The calculations described above may be performed in real time by the application 301. Alternatively, the calculations may be performed in advance and the results stored in a lookup table. For example, estimated file sizes can be stored in association with particular numbers of characters or ranges of numbers of characters. For a given number of characters, an estimated file size can be retrieved from the lookup table.
In step S104, if it was determined in step S103 that converting the text data 107 would result in speech data 108 having a size greater than that of the predetermined speech data size limit 115, then the method proceeds to step S105.
If it was instead determined in step S103 that converting text data 107 would result in speech data 108 under the speech data size limit 115, then step S104 proceeds to step S106 without carrying out step S105.
In step S105, the text data 107 extracted from the scanned document image 106 may be modified such that the text-to-speech engine produces speech data 108 with a size equal to or lower the speech data size limit 115.
In one embodiment, the user 103 is shown an alert 116 on the user interface that informs the user 103 that the text data 107 will result in speech data 108 over the predetermined speech data size limit 115. Figure 7 shows an example of an alert 116. The alert 116 is displayed as an alert box. In this particular example, the alert box displays a message informing the user 103 that the number of characters in the text data 107 is over the maximum number of characters. The term 'maximum number of characters' refers to the maximum number of characters than can be converted into speech data 108 within the speech data size limit 115. However, the exact message will depend on the method used to determine whether or not converting the text data 107 into speech data 108 will produce speech data 108 with a size greater than the speech data size limit 115. For example, if the step of determining was based on the number of words, rather than the number of characters, then the alert 116 may display a message informing the user 103 that the number of words is over the maximum number of words.
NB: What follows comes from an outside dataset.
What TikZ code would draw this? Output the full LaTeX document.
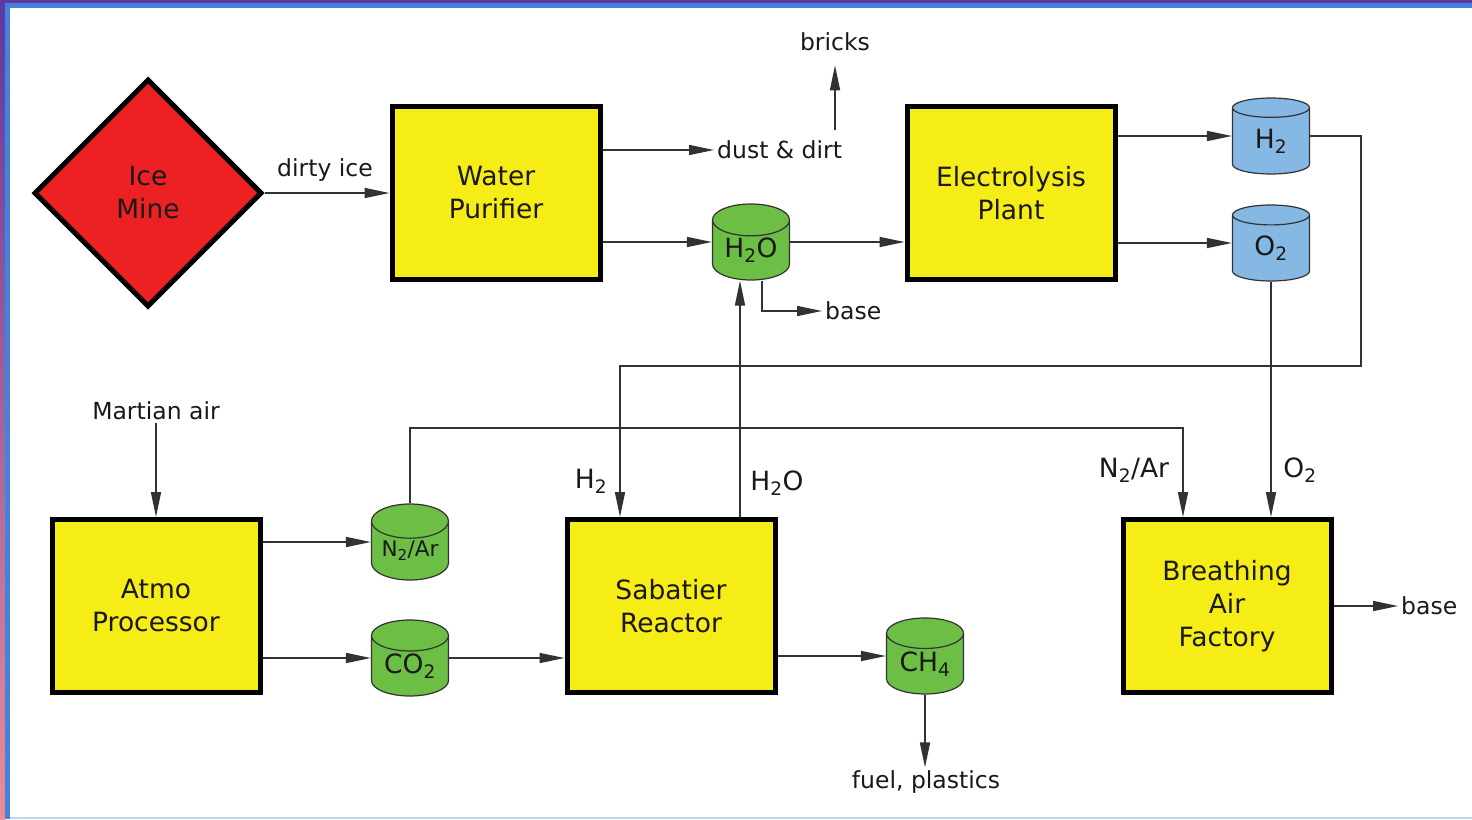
\documentclass[tikz,border=0pt]{standalone}
\usepackage{fontspec}
\setmainfont{DejaVu Sans}
\usepackage{tikz}
\usetikzlibrary{shapes.geometric, arrows.meta}
\definecolor{minered}{RGB}{237, 32, 36}
\definecolor{plantyellow}{RGB}{246, 236, 22}
\definecolor{tankgreen}{RGB}{108, 190, 69}
\definecolor{tankblue}{RGB}{134, 184, 228}
\definecolor{framepurple}{RGB}{92, 56, 160}
\definecolor{framepink}{RGB}{236, 140, 150}
\definecolor{frameblue}{RGB}{70, 130, 218}
\definecolor{framelight}{RGB}{190, 215, 240}
\definecolor{ink}{RGB}{25, 25, 25}
\definecolor{pipegray}{RGB}{50, 50, 50}
\newcommand{\bigfont}{\fontsize{26.5}{33}\selectfont}
\newcommand{\tagfont}{\fontsize{23.5}{28}\selectfont}
\newcommand{\midfont}{\fontsize{21.5}{26}\selectfont}
\tikzset{
  plant/.style={draw=black, line width=5pt, fill=plantyellow, minimum width=208pt,
    minimum height=173pt, inner sep=0pt, align=center, font=\bigfont, text=ink},
  mine/.style={diamond, draw=black, line width=5pt, fill=minered, minimum width=228pt,
    minimum height=228pt, inner sep=0pt, align=center, font=\bigfont, text=ink},
  tank/.style={cylinder, shape border rotate=90, aspect=0.6, draw=black!80,
    line width=1.2pt, minimum width=77pt, minimum height=76pt, inner sep=0pt,
    font=\bigfont, text=ink, anchor=shape center},
  flow/.style={draw=pipegray, line width=1.6pt, -{Triangle[length=25pt, width=10pt]}},
  tag/.style={font=\tagfont, text=ink, inner sep=3pt},
  chem/.style={font=\bigfont, text=ink, inner sep=2pt}
}

\begin{document}
\begin{tikzpicture}[x=1pt, y=-1pt]

  \useasboundingbox (0, 0) rectangle (1472, 819);
  % frame
  \fill[white] (0, 0) rectangle (1472, 819);
  \shade[top color=framepurple, bottom color=framepink] (0, 0) rectangle (5, 819);
  \fill[framepurple] (0, 0) rectangle (1472, 3);
  \fill[frameblue] (5, 3) rectangle (1472, 8);
  \fill[frameblue] (5, 3) rectangle (10, 819);
  \fill[framelight] (10, 817) rectangle (1472, 819);

  % plants
  \node[mine] (mine) at (148, 193) {Ice\\Mine};
  \node[plant] (wp) at (496, 193) {Water\\Purifier};
  \node[plant] (ep) at (1011, 193) {Electrolysis\\Plant};
  \node[plant] (atmo) at (156, 606) {Atmo\\Processor};
  \node[plant] (sab) at (671, 606) {Sabatier\\Reactor};
  \node[plant] (baf) at (1227, 606) {Breathing\\Air\\Factory};

  % tanks
  \node[tank, fill=tankgreen] (h2o) at (751, 242) {H\textsubscript{2}O};
  \node[tank, fill=tankblue] (h2) at (1271, 136) {H\textsubscript{2}};
  \node[tank, fill=tankblue] (o2) at (1271, 243) {O\textsubscript{2}};
  \node[tank, fill=tankgreen, font=\midfont] (n2ar) at (410, 542) {N\textsubscript{2}/Ar};
  \node[tank, fill=tankgreen] (co2) at (410, 658) {CO\textsubscript{2}};
  \node[tank, fill=tankgreen] (ch4) at (925, 656) {CH\textsubscript{4}};

  % labels
  \node[tag] (dirty) at (325, 170) {dirty ice};
  \node[tag, anchor=west] (dust) at (714, 150) {dust \& dirt};
  \node[tag] (bricks) at (835, 42) {bricks};
  \node[tag, anchor=west] (base1) at (822, 311) {base};
  \node[tag, anchor=west] (base2) at (1398, 606) {base};
  \node[tag] (mair) at (156, 411) {Martian air};
  \node[tag] (fuel) at (926, 782) {fuel, plastics};
  \node[chem] (lblh2) at (591, 481) {H\textsubscript{2}};
  \node[chem] (lblh2o) at (777, 483) {H\textsubscript{2}O};
  \node[chem] (lbln2) at (1134, 470) {N\textsubscript{2}/Ar};
  \node[chem] (lblo2) at (1300, 470) {O\textsubscript{2}};

  \coordinate (h2turn) at (1361, 366);
  \coordinate (n2turn) at (1183, 428);

  % flows
  \draw[flow] (mine.east) -- (wp.west);
  \draw[flow] (wp.east |- dust.west) -- (dust.west);
  \draw[flow, shorten >=11pt] ([yshift=8pt]dust.north -| bricks.south) -- (bricks.south);
  \draw[flow] (wp.east |- h2o.shape center) -- (h2o.shape center -| h2o.west);
  \draw[flow] (h2o.shape center -| h2o.east) -- (ep.west |- h2o.shape center);
  \draw[flow] ([xshift=11pt]h2o.south) |- (base1.west);
  \draw[flow] (ep.east |- h2.shape center) -- (h2.shape center -| h2.west);
  \draw[flow] (ep.east |- o2.shape center) -- (o2.shape center -| o2.west);
  \draw[flow] (h2.shape center -| h2.east) -| (h2turn) -| ([xshift=-51pt]sab.north);
  \draw[flow] ([xshift=69pt]sab.north) -- ([xshift=69pt]sab.north |- h2o.south);
  \draw[flow] (o2.south) -- (o2.south |- baf.north);
  \draw[flow] (n2ar.north) |- (n2turn) -- (n2turn |- baf.north);
  \draw[flow] (mair) -- (atmo.north);
  \draw[flow] (atmo.east |- n2ar.shape center) -- (n2ar.shape center -| n2ar.west);
  \draw[flow] (atmo.east |- co2.shape center) -- (co2.shape center -| co2.west);
  \draw[flow] (co2.shape center -| co2.east) -- (sab.west |- co2.shape center);
  \draw[flow] (sab.east |- ch4.shape center) -- (ch4.shape center -| ch4.west);
  \draw[flow] (ch4.south) -- (ch4.south |- fuel.north);
  \draw[flow] (baf.east) -- (base2.west);

\end{tikzpicture}
\end{document}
The alert 115 may also show the user 103 the estimated size of the speech data 108 that will be produced by the text-to-speech engine.
The alert 116 shown in Figure 7 also provides the user 103 with a choice to modify the text data 107 before the text-to-speech engine converts the text data 107 into speech data 108. In this particular example, the modification is to cut (reduce the size of) the text data 107. If the user 103 chooses to proceed with the modification, the application will automatically cut the text data 107 so that converting the modified text data 107 into speech data will result in speech data 108 with a size equal to or lower than the speech data size limit 115.
The application can automatically cut the text data 107 in variety of different ways. For example, the application may delete characters from the end of the text data until the text data 107 contains the maximum number of characters. Preferably, the application adjusts the cutting of the text data 107 so that the text data 107 ends at a whole word, rather than in the middle of a word. Other ways of modifying the text data 107 include deleting whole words, punctuation marks and abbreviating or contracting certain words. The application may also use a combination of different ways to cut the text data 107.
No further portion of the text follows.